Extraction Trees: Reliable Structured Data from Messy Text

AI/ML & Data Science Advanced

Single-prompt LLM extraction works about 70% of the time and breaks on documents with more than one event. A layered extraction-tree pipeline, demonstrated on a biomedical benchmark with real ground truth.

Joshua Cook

Data Scientist at Caltech CTME

Most data work now involves pulling structured records out of unstructured text. The default approach is one big LLM prompt asking for JSON. It works maybe 70% of the time, gives different answers on different runs, and breaks the moment a document mentions more than one thing. This talk is about a different approach: extraction trees, a multi-layer pipeline where each layer does one job, the next layer cleans up after the previous one, and a human review interface decides which failure modes get their own layer.
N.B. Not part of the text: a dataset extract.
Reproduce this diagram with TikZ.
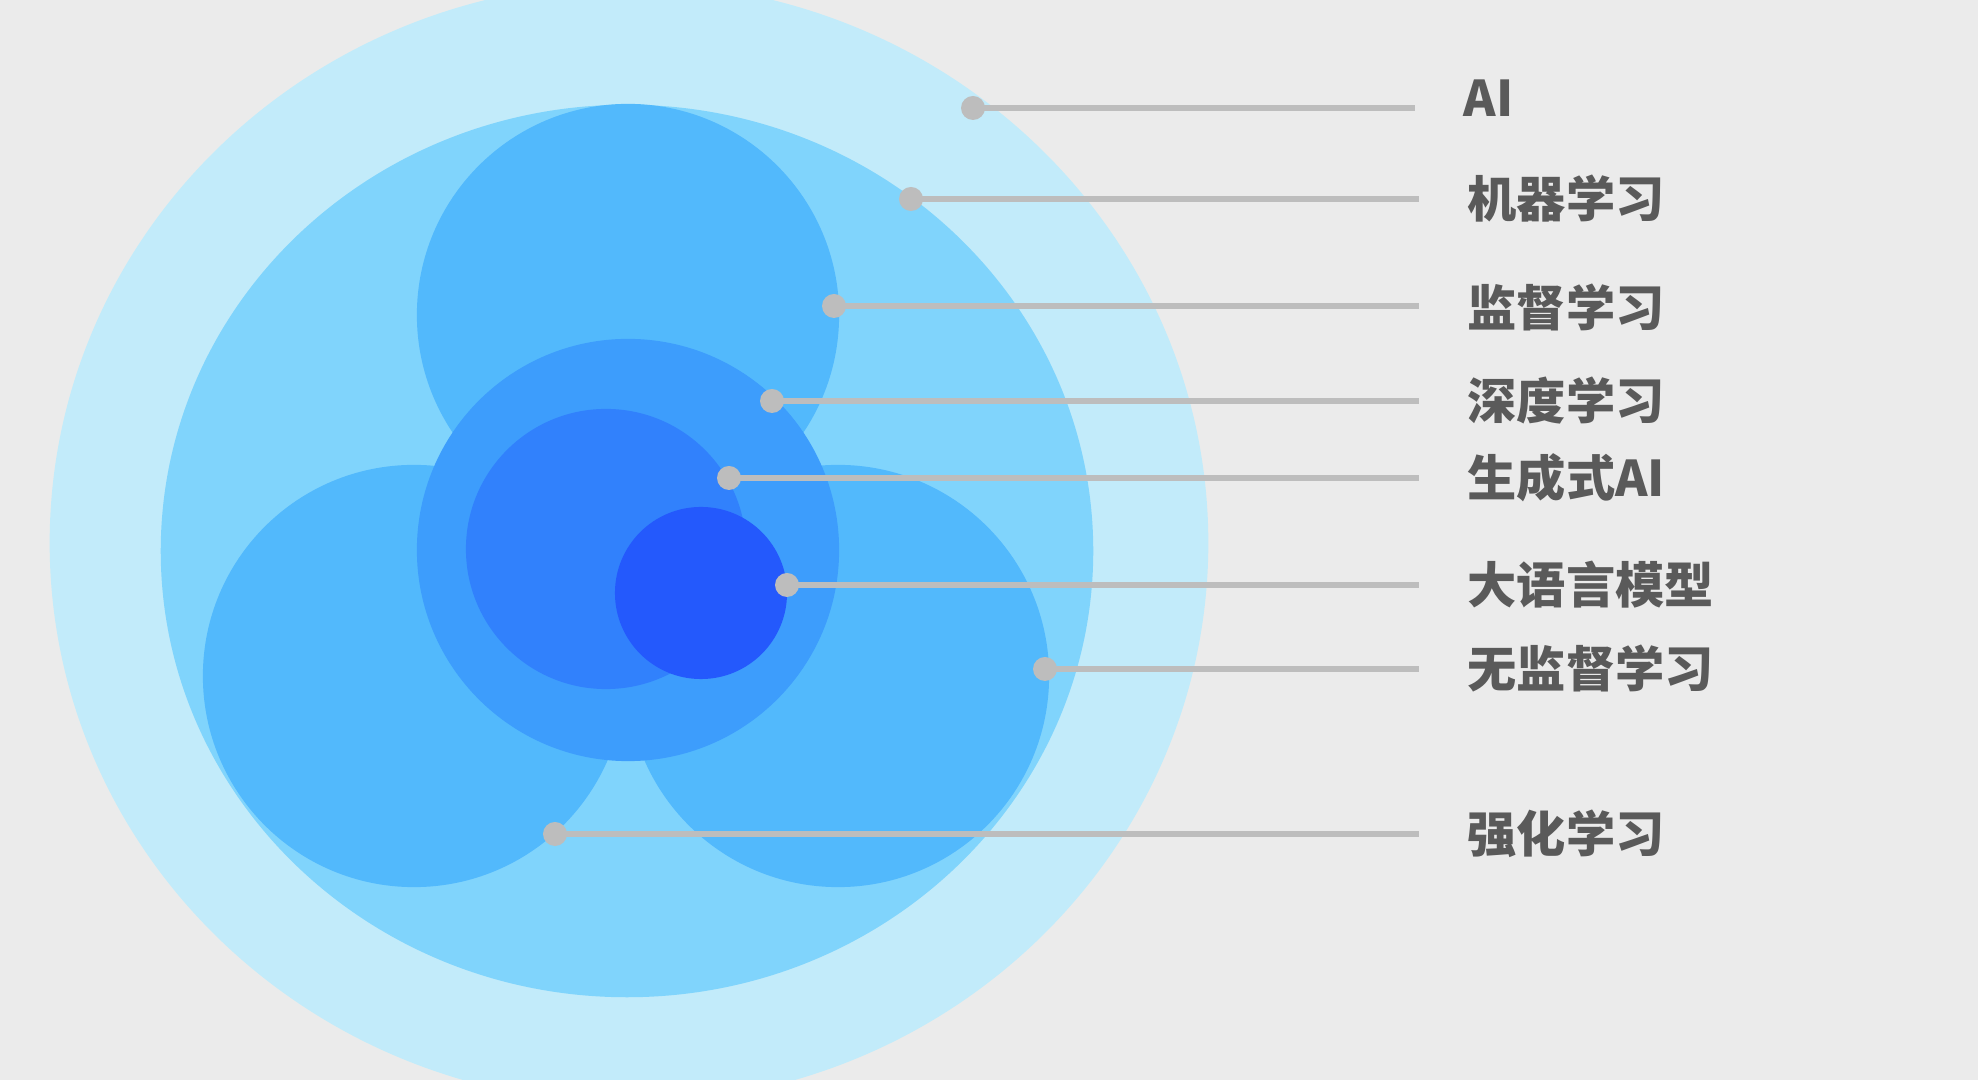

The worked example is biomedical event extraction on the GENIA corpus, pulling nested event records (event type, proteins and genes involved, trigger word, links to other events) from research abstracts, where a single sentence can describe one event or six and events point at other events, so the schema is a tree of records, which is what makes single-prompt approaches fall apart. GENIA earns its place for one reason a data engineer will appreciate: it ships with a gold standard and an official scorer, so every number in the talk is measured against ground truth. The talk has three parts: the methodology (what naive extraction produces on this text and where it fails, then the tree as a whole), the results (real per-layer numbers against the official scorer, the layered pipeline beating single-prompt by 14 F1 points, what determinism looks like, and where it still gets things wrong, including how the obvious gold-free quality check misleads you and a cross-vendor panel fixes it), and the signals (a short heuristic for recognizing an extraction-tree problem, and the signs it is not). Extraction at production scale is not prompt engineering, it is systems engineering with LLMs as components.